Not much feedback on this setup and it's beginning to hit the LBS's. I've got a Roubaix Expert Triple on order, but the triples won't be available 'till end of September.


----------



## dougrocky123 (Apr 12, 2006)

*I've got it*

Only had the 2010 Roubaix Expert with the new Ultegra a couple of weeks. Ultegra has the trickle down upgrades from Dura Ace as you probably know. Everything seems to work as advertised. The brakes seem especially strong. The right lever seems a little stiff but I don't know if thats because its new or if its because its new routing. I like the feel from the top of the hoods. My only (minor) complaint is that the group is lacking in style points. It has a dull gray finish that doesn't seem as nice ( to my eye) as the Ultegra SL group. Plus the carbon brake levers kind of look like black plastic. I still am dialing in the bike and like its smoother ride compared to my Scott. Hope this helps!


----------



## DS1239622 (Mar 21, 2007)

Any pics dougrocky123?


----------



## dougrocky123 (Apr 12, 2006)

*At Specialized*

I have the white Expert. Picture at Specialized website.


----------



## 2Slo4U (Feb 12, 2005)

dougrocky123,

any ideas on what your bike weighs?


----------



## dougrocky123 (Apr 12, 2006)

*Yes*

With my Dura Ace tubeless wheels, bottle cages, and Look Keo sprint pedals it came to 17.8 lbs.


----------



## raduray (Jul 29, 2009)

dougrocky123 said:


> With my Dura Ace tubeless wheels, bottle cages, and Look Keo sprint pedals it came to 17.8 lbs.

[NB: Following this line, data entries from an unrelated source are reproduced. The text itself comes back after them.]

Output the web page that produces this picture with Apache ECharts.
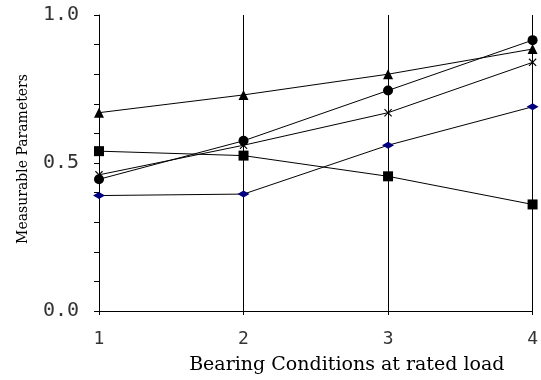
<!DOCTYPE html>
<html><head><meta charset="utf-8">
<script src="https://cdn.jsdelivr.net/npm/echarts@6/dist/echarts.min.js"></script>
<style>html,body{margin:0;padding:0;background:#fff}#c{width:541px;height:380px}</style>
</head><body><div id="c"></div>
<script>
const conditions = [1, 2, 3, 4];
const triangleSeries = [0.67, 0.73, 0.80, 0.885];
const squareSeries = [0.54, 0.525, 0.455, 0.36];
const circleSeries = [0.445, 0.575, 0.745, 0.915];
const crossSeries = [0.46, 0.56, 0.67, 0.84];
const diamondSeries = [0.39, 0.395, 0.56, 0.69];
const yTicks = [0, 0.5, 1.0];

const crossPath = 'path://M0,1 L1,0 L5,4 L9,0 L10,1 L6,5 L10,9 L9,10 L5,6 L1,10 L0,9 L4,5 Z';
function pairs(vals){ return conditions.map((c,i)=>[c, vals[i]]); }
function mk(vals, symbol, size, color){
  return {type:'line', data: pairs(vals), symbol: symbol, symbolSize: size,
    lineStyle:{color:'#000', width:1}, itemStyle:{color: color, borderWidth:0},
    emphasis:{disabled:true}, animation:false};
}
const chart = echarts.init(document.getElementById('c'), null, {renderer:'canvas'});
chart.setOption({
  animation:false,
  grid:{left:99, right:4, top:15, bottom:67, containLabel:false},
  xAxis:{type:'value', min:1, max:4, interval:1,
    name:'Bearing Conditions at rated load', nameLocation:'middle', nameGap:45,
    nameTextStyle:{fontFamily:'DejaVu Serif', fontSize:19, color:'#000', padding:[0,0,0,62]},
    axisLine:{show:true, lineStyle:{color:'#000', width:1}},
    axisTick:{show:true, length:4, lineStyle:{color:'#000'}},
    axisLabel:{fontFamily:'DejaVu Sans Mono', fontSize:18, color:'#333', margin:19},
    splitLine:{show:true, lineStyle:{color:'#000', width:1}}},
  yAxis:{type:'value', min:0, max:1, interval:0.5,
    name:'Measurable Parameters', nameLocation:'middle', nameGap:69, nameRotate:90,
    nameTextStyle:{fontFamily:'DejaVu Serif', fontSize:14, color:'#000', padding:[0,0,0,8]},
    axisLine:{show:true, lineStyle:{color:'#000', width:1}},
    axisTick:{show:true, length:5, lineStyle:{color:'#000'}},
    minorTick:{show:true, splitNumber:5, length:5, lineStyle:{color:'#000'}},
    axisLabel:{fontFamily:'DejaVu Sans Mono', fontSize:20, color:'#333', margin:20,
      formatter: v => yTicks.includes(v) ? v.toFixed(1) : ''},
    splitLine:{show:false}},
  series:[
    mk(triangleSeries, 'triangle', 10, '#000'),
    mk(squareSeries, 'rect', 10, '#000'),
    mk(crossSeries, crossPath, 8, '#000'),
    mk(circleSeries, 'circle', 10, '#000'),
    mk(diamondSeries, 'diamond', [12, 7], '#000080')
  ]
});
</script></body></html>
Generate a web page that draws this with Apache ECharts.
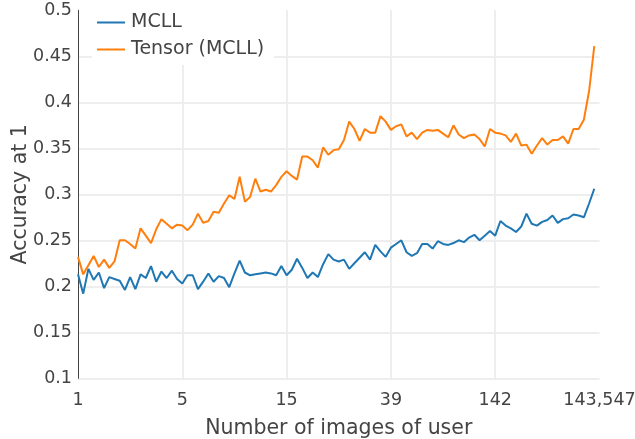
<!DOCTYPE html>
<html>
<head>
<meta charset="utf-8">
<script src="https://cdn.jsdelivr.net/npm/echarts@6/dist/echarts.min.js"></script>
<style>
  html, body { margin: 0; padding: 0; background: #fff; }
  #chart { width: 635px; height: 439px; }
</style>
</head>
<body>
<div id="chart"></div>
<script>
// 100 bins of users, sorted by number of images
var xTickLabels = ['1', '5', '15', '39', '142', '143,547'];

var mcll = [
  0.213, 0.192, 0.219, 0.207, 0.215, 0.198, 0.210, 0.208, 0.206, 0.196,
  0.210, 0.197, 0.213, 0.209, 0.222, 0.205, 0.216, 0.209, 0.217, 0.208,
  0.203, 0.212, 0.212, 0.197, 0.205, 0.214, 0.205, 0.211, 0.209, 0.199,
  0.214, 0.228, 0.215, 0.212, 0.213, 0.214, 0.215, 0.214, 0.212, 0.222,
  0.212, 0.218, 0.230, 0.220, 0.209, 0.215, 0.210, 0.224, 0.235, 0.229,
  0.227, 0.229, 0.219, 0.225, 0.231, 0.237, 0.229, 0.245, 0.238, 0.232,
  0.242, 0.246, 0.250, 0.237, 0.233, 0.236, 0.246, 0.246, 0.241, 0.249,
  0.246, 0.245, 0.247, 0.250, 0.248, 0.253, 0.256, 0.250, 0.255, 0.260,
  0.255, 0.271, 0.266, 0.263, 0.259, 0.265, 0.279, 0.268, 0.266, 0.270,
  0.272, 0.277, 0.269, 0.273, 0.274, 0.278, 0.277, 0.275, 0.290, 0.306
];

var tensorMcll = [
  0.232, 0.213, 0.223, 0.233, 0.221, 0.229, 0.220, 0.227, 0.250, 0.250,
  0.246, 0.241, 0.263, 0.255, 0.247, 0.262, 0.273, 0.268, 0.263, 0.267,
  0.266, 0.261, 0.267, 0.279, 0.269, 0.271, 0.281, 0.280, 0.290, 0.299,
  0.295, 0.319, 0.292, 0.297, 0.317, 0.303, 0.305, 0.303, 0.310, 0.319,
  0.325, 0.320, 0.316, 0.341, 0.341, 0.337, 0.329, 0.351, 0.343, 0.348,
  0.349, 0.359, 0.379, 0.371, 0.358, 0.371, 0.367, 0.367, 0.385, 0.379,
  0.370, 0.374, 0.376, 0.363, 0.367, 0.360, 0.367, 0.370, 0.369, 0.370,
  0.366, 0.362, 0.375, 0.365, 0.361, 0.364, 0.365, 0.360, 0.352, 0.371,
  0.367, 0.366, 0.364, 0.357, 0.366, 0.353, 0.354, 0.344, 0.353, 0.361,
  0.354, 0.359, 0.359, 0.363, 0.355, 0.371, 0.371, 0.381, 0.412, 0.461
];

function pairs(arr) {
  return arr.map(function (v, i) { return [i, v]; });
}

var font = 'DejaVu Sans';
var myChart = echarts.init(document.getElementById('chart'));
myChart.setOption({
  animation: false,
  textStyle: { fontFamily: font, color: '#444' },
  grid: {
    left: 78, right: 35.5, top: 10.3, bottom: 60.7,
    containLabel: false,
    outerBoundsMode: 'none'
  },
  legend: {
    orient: 'vertical',
    left: 92,
    top: 0,
    padding: [13, 10, 6, 5],
    backgroundColor: '#fff',
    icon: 'rect',
    itemWidth: 28,
    itemHeight: 2,
    itemGap: 8,
    textStyle: { fontFamily: font, fontSize: 19, color: '#444', padding: [0, 0, 0, 1] },
    data: ['MCLL', 'Tensor (MCLL)']
  },
  xAxis: {
    type: 'value',
    min: 0,
    max: 100,
    interval: 20,
    name: 'Number of images of user',
    nameLocation: 'middle',
    nameGap: 40,
    nameMoveOverlap: false,
    nameTextStyle: { fontFamily: font, fontSize: 20.5, color: '#444' },
    axisLine: { show: false },
    axisTick: { show: false },
    axisLabel: {
      margin: 13,
      fontFamily: font,
      fontSize: 17.5,
      color: '#444',
      formatter: function (v) { return xTickLabels[Math.round(v / 20)]; }
    },
    splitLine: {
      show: true,
      showMinLine: false,
      showMaxLine: false,
      lineStyle: { color: '#eee', width: 2 }
    }
  },
  yAxis: {
    type: 'value',
    min: 0.1,
    max: 0.5,
    interval: 0.05,
    name: 'Accuracy at 1',
    nameLocation: 'middle',
    nameGap: 47,
    nameMoveOverlap: false,
    nameTextStyle: { fontFamily: font, fontSize: 20.5, color: '#444' },
    axisLine: { show: true, lineStyle: { color: '#444', width: 1 } },
    axisTick: { show: false },
    axisLabel: { margin: 6, fontFamily: font, fontSize: 17.5, color: '#444' },
    splitLine: {
      show: true,
      showMaxLine: false,
      lineStyle: { color: '#eee', width: 2 }
    }
  },
  series: [
    {
      name: 'MCLL',
      type: 'line',
      symbol: 'none',
      data: pairs(mcll),
      lineStyle: { color: '#1f77b4', width: 2 },
      itemStyle: { color: '#1f77b4' }
    },
    {
      name: 'Tensor (MCLL)',
      type: 'line',
      symbol: 'none',
      data: pairs(tensorMcll),
      lineStyle: { color: '#ff7f0e', width: 2 },
      itemStyle: { color: '#ff7f0e' }
    }
  ]
});
</script>
</body>
</html>
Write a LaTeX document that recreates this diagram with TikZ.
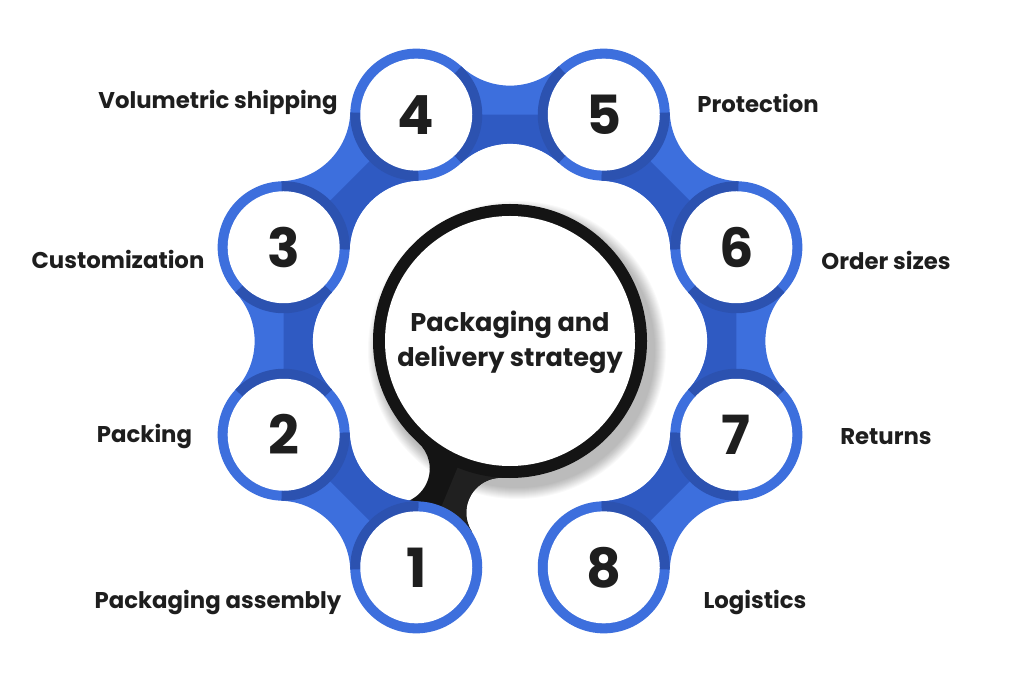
\documentclass[tikz,border=0pt]{standalone}
\usepackage{fontspec}
\setmainfont{Poppins}
\usetikzlibrary{calc}
\definecolor{bb}{HTML}{3D6FDD}
\definecolor{bd}{HTML}{2F5AC2}
\definecolor{br}{HTML}{2C52B0}
\definecolor{tx}{HTML}{1E1E1E}
\definecolor{stemA}{HTML}{141414}
\definecolor{stemB}{HTML}{202020}
\newcommand\bandfull{(0,0) -- (45.07,48.22) arc[start angle=226.92,end angle=313.08,radius=71.27] -- (187.5,0) -- (142.43,-48.22) arc[start angle=46.92,end angle=133.08,radius=71.27] -- cycle}
\newcommand\bandup{(0,0) -- (45.07,48.22) arc[start angle=226.92,end angle=313.08,radius=71.27] -- (187.5,0) -- cycle}
\newcommand\stemfull{(0,0) -- (129.08,45.90) arc[start angle=199.57,end angle=325.21,radius=35] -- (245,0) -- (190.80,-37.65) arc[start angle=34.79,end angle=160.43,radius=35] -- cycle}
\newcommand\stemup{(0,0) -- (129.08,45.90) arc[start angle=199.57,end angle=325.21,radius=35] -- (245,0) -- cycle}
\begin{document}
\begin{tikzpicture}[x=1pt,y=1pt,
  lbl/.style={font=\bfseries\fontsize{22.8}{27}\selectfont, text=tx, inner sep=0pt},
  numc/.style={circle, fill=white, minimum size=112pt, inner sep=0pt, font=\bfseries\fontsize{54}{60}\selectfont, text=tx},
  ctext/.style={font=\bfseries\fontsize{25.6}{35}\selectfont, text=tx, align=center, inner sep=0pt}]
\useasboundingbox (0,0) rectangle (1024,683);
\fill[white] (0,0) rectangle (1024,683);
\coordinate (O) at (510,342);
\foreach \i/\a in {1/247.5,2/202.5,3/157.5,4/112.5,5/67.5,6/22.5,7/-22.5,8/-67.5}
  \coordinate (c\i) at ($(O)+(\a:245)$);
% shadow of the centre circle
\foreach \k in {0,...,11}
  \fill[black, opacity=0.022] ($(O)+(7,-9)$) circle ({149-\k});
% stem
\begin{scope}[shift={(O)}, rotate=247.5]
  \fill[stemA] \stemfull;
  \fill[stemB] \stemup;
\end{scope}
% centre circle
\node[circle, fill=stemA, minimum size=274pt, inner sep=0pt] (hub) at (O) {};
\node[circle, fill=white, minimum size=250pt, inner sep=0pt] (hubin) at (O) {};
\node[ctext] (ct) at ($(O)+(0,-1)$) {Packaging and\\delivery strategy};
% blue discs
\foreach \i in {1,...,8} \fill[bb] (c\i) circle (66);
% bands
\foreach \A/\B/\a in {2/1/202.5,3/2/157.5,4/3/112.5,5/4/67.5,6/5/22.5,7/6/-22.5,8/7/-67.5}{
  \begin{scope}[shift={(c\A)}, rotate=\a+112.5]
    \fill[bb] \bandfull;
    \fill[bd] \bandup;
    \begin{scope}
      \clip \bandfull;
      \fill[br, even odd rule] (0,0) circle (66) (0,0) circle (56) (187.5,0) circle (66) (187.5,0) circle (56);
    \end{scope}
  \end{scope}
}
% numbered circles
\foreach \i in {1,...,8}
  \node[numc] (n\i) at (c\i) {\raisebox{-4pt}{\i}};
% labels
\node[lbl] (l4) at (218,580) {Volumetric shipping};
\node[lbl] (l3) at (118,424) {Customization};
\node[lbl] (l2) at (144.5,246) {Packing};
\node[lbl] (l1) at (218,81) {Packaging assembly};
\node[lbl] (l5) at (758,580) {Protection};
\node[lbl] (l6) at (886,423) {Order sizes};
\node[lbl] (l7) at (886,246) {Returns};
\node[lbl] (l8) at (755,81) {Logistics};
\end{tikzpicture}
\end{document}
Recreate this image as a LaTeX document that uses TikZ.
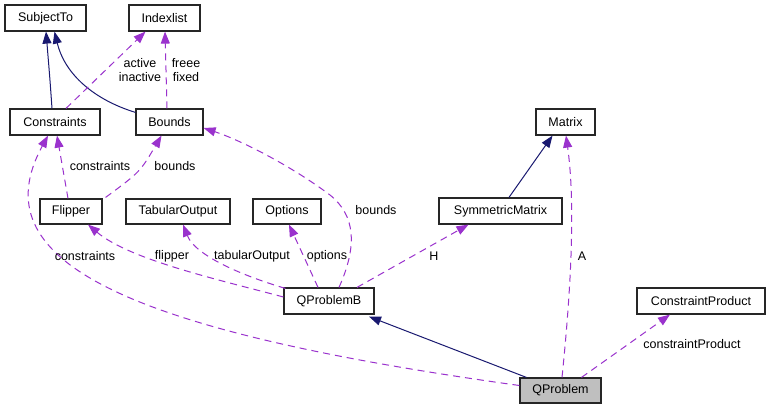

Doug, did you order your bike with the Dura Ace wheels or did you replace the stock wheels? If the latter, what were the stock wheels?


----------



## dougrocky123 (Apr 12, 2006)

*Wheels*

I had the Dura Ace wheels and bought the Roubaix stock. I took the Rovals and put them on my Scott,which I'm going to sell. I thought it would be a good selling point to have new wheels and tires on a used bike. Roval specs at the Specialzed web site.


----------